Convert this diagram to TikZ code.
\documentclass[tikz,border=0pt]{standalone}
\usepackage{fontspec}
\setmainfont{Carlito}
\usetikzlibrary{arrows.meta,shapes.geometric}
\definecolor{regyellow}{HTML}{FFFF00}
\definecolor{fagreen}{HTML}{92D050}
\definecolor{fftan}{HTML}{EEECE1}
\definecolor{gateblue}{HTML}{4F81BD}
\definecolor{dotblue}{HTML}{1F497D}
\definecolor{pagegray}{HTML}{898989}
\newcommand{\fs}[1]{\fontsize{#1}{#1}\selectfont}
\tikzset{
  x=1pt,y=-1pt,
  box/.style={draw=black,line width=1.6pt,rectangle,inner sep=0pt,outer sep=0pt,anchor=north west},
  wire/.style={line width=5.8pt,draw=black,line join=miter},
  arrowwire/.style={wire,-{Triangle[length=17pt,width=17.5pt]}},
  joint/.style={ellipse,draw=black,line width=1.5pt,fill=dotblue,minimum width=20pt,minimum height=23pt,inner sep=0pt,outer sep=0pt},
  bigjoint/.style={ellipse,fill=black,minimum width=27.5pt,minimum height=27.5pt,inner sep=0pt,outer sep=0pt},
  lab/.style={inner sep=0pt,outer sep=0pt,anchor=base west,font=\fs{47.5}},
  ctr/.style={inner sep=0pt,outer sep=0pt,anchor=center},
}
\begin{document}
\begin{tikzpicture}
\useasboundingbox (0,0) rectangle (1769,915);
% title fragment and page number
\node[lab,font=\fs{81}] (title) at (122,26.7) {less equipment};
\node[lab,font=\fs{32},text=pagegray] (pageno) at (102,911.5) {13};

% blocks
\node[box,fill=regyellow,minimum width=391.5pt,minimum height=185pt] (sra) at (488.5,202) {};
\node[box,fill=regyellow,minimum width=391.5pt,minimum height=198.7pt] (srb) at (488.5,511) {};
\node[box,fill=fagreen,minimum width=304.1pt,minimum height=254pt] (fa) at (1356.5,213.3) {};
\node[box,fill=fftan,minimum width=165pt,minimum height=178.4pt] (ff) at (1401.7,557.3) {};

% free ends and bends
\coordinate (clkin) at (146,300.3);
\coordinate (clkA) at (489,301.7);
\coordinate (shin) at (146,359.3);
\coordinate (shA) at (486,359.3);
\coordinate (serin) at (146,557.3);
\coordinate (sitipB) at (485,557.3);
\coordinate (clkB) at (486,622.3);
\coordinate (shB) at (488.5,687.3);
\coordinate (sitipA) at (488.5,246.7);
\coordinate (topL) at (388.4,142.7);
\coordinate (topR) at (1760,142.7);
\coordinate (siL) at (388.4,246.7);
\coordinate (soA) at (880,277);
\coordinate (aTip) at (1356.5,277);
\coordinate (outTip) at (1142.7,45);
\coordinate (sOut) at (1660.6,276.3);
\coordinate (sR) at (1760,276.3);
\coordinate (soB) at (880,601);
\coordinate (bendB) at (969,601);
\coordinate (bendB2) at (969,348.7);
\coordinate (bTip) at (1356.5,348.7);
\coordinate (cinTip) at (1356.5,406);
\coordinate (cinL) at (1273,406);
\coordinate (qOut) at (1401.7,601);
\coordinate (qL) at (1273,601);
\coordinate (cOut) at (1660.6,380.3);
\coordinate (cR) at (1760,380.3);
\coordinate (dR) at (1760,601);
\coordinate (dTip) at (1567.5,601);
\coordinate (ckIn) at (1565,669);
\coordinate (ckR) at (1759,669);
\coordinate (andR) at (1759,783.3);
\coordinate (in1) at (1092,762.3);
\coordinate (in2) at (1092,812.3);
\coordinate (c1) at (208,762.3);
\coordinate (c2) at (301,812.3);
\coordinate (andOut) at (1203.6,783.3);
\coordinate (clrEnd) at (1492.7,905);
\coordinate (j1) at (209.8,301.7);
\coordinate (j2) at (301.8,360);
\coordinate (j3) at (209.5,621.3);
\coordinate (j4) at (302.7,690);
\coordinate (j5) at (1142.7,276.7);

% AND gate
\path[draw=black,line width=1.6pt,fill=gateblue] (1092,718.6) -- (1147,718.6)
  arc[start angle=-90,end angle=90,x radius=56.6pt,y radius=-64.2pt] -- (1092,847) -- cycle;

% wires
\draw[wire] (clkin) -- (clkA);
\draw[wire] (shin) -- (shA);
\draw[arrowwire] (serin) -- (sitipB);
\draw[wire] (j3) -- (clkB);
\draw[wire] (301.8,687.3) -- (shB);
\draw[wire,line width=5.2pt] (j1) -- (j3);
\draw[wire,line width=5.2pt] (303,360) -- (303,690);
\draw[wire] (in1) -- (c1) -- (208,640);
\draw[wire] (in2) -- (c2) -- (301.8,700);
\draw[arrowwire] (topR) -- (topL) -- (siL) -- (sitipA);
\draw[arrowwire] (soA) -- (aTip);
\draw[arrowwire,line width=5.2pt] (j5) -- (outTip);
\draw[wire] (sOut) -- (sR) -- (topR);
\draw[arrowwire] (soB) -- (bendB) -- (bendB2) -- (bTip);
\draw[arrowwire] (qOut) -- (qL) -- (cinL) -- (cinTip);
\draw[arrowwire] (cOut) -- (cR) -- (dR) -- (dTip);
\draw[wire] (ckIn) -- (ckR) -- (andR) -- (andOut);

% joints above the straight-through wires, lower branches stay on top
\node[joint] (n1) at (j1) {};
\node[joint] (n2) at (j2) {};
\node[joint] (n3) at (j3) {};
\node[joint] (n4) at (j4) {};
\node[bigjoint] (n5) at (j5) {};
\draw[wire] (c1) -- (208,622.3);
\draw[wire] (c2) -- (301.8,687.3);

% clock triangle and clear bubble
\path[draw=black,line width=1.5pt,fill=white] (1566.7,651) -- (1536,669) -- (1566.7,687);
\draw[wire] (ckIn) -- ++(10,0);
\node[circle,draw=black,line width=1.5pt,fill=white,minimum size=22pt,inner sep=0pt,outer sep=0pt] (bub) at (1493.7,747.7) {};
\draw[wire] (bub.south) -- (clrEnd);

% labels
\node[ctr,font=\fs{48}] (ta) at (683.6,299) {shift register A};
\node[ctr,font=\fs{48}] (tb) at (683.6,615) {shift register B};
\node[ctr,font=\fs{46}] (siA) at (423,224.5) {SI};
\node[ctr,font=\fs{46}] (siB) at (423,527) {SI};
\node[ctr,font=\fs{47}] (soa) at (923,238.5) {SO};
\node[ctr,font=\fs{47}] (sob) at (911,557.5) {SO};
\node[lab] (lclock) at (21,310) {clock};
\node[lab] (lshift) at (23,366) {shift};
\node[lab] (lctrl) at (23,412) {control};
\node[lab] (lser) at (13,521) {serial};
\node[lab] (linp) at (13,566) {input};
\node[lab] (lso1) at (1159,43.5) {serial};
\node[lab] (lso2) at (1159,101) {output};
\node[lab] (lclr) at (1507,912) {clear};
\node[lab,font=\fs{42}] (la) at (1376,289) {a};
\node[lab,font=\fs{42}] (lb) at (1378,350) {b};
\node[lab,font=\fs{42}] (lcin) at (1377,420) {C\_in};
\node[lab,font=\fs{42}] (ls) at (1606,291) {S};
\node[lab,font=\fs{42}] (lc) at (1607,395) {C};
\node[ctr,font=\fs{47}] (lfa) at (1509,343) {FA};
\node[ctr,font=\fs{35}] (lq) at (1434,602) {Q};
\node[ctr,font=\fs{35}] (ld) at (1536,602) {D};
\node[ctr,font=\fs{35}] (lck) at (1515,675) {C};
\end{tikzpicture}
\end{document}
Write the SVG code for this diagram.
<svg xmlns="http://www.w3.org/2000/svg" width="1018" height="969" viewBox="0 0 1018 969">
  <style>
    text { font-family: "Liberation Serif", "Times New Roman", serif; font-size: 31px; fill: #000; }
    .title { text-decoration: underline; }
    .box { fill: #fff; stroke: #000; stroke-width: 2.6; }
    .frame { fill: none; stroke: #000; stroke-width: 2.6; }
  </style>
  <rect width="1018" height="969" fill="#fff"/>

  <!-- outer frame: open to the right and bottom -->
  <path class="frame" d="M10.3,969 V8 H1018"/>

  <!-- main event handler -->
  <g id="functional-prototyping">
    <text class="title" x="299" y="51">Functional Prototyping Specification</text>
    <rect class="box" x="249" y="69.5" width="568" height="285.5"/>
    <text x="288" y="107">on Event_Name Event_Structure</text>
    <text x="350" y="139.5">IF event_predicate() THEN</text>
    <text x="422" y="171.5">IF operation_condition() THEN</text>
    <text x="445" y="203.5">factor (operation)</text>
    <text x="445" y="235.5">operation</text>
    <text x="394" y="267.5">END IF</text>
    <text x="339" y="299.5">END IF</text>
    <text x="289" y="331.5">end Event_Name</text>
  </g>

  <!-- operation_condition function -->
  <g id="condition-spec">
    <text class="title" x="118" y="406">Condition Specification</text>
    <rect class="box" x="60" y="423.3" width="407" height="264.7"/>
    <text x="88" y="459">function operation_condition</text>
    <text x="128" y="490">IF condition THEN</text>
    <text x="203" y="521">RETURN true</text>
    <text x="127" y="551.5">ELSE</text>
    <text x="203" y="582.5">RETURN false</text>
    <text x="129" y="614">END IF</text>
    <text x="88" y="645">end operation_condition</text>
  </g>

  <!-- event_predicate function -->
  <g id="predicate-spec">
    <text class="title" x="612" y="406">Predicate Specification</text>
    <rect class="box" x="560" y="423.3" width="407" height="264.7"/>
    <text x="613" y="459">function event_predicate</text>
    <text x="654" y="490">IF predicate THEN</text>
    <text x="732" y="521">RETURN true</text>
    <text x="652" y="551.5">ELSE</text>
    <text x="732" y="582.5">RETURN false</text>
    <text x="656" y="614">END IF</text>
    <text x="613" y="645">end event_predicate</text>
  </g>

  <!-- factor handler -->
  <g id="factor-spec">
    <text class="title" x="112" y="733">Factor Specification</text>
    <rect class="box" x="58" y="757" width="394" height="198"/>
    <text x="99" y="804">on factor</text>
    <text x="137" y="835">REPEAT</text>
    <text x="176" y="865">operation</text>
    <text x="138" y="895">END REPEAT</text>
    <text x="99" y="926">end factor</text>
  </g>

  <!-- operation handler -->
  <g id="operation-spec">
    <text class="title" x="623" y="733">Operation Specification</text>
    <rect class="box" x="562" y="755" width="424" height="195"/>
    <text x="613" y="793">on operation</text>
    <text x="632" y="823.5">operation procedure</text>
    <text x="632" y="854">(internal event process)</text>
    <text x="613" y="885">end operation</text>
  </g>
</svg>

——————————

## Written request
Print only the lines from the top of the data above down to the line holding "width=165pt,minimum height=178.4pt] (ff)", inclusive.

## Answer to this exercise
Convert this diagram to TikZ code.
\documentclass[tikz,border=0pt]{standalone}
\usepackage{fontspec}
\setmainfont{Carlito}
\usetikzlibrary{arrows.meta,shapes.geometric}
\definecolor{regyellow}{HTML}{FFFF00}
\definecolor{fagreen}{HTML}{92D050}
\definecolor{fftan}{HTML}{EEECE1}
\definecolor{gateblue}{HTML}{4F81BD}
\definecolor{dotblue}{HTML}{1F497D}
\definecolor{pagegray}{HTML}{898989}
\newcommand{\fs}[1]{\fontsize{#1}{#1}\selectfont}
\tikzset{
  x=1pt,y=-1pt,
  box/.style={draw=black,line width=1.6pt,rectangle,inner sep=0pt,outer sep=0pt,anchor=north west},
  wire/.style={line width=5.8pt,draw=black,line join=miter},
  arrowwire/.style={wire,-{Triangle[length=17pt,width=17.5pt]}},
  joint/.style={ellipse,draw=black,line width=1.5pt,fill=dotblue,minimum width=20pt,minimum height=23pt,inner sep=0pt,outer sep=0pt},
  bigjoint/.style={ellipse,fill=black,minimum width=27.5pt,minimum height=27.5pt,inner sep=0pt,outer sep=0pt},
  lab/.style={inner sep=0pt,outer sep=0pt,anchor=base west,font=\fs{47.5}},
  ctr/.style={inner sep=0pt,outer sep=0pt,anchor=center},
}
\begin{document}
\begin{tikzpicture}
\useasboundingbox (0,0) rectangle (1769,915);
% title fragment and page number
\node[lab,font=\fs{81}] (title) at (122,26.7) {less equipment};
\node[lab,font=\fs{32},text=pagegray] (pageno) at (102,911.5) {13};

% blocks
\node[box,fill=regyellow,minimum width=391.5pt,minimum height=185pt] (sra) at (488.5,202) {};
\node[box,fill=regyellow,minimum width=391.5pt,minimum height=198.7pt] (srb) at (488.5,511) {};
\node[box,fill=fagreen,minimum width=304.1pt,minimum height=254pt] (fa) at (1356.5,213.3) {};
\node[box,fill=fftan,minimum width=165pt,minimum height=178.4pt] (ff) at (1401.7,557.3) {};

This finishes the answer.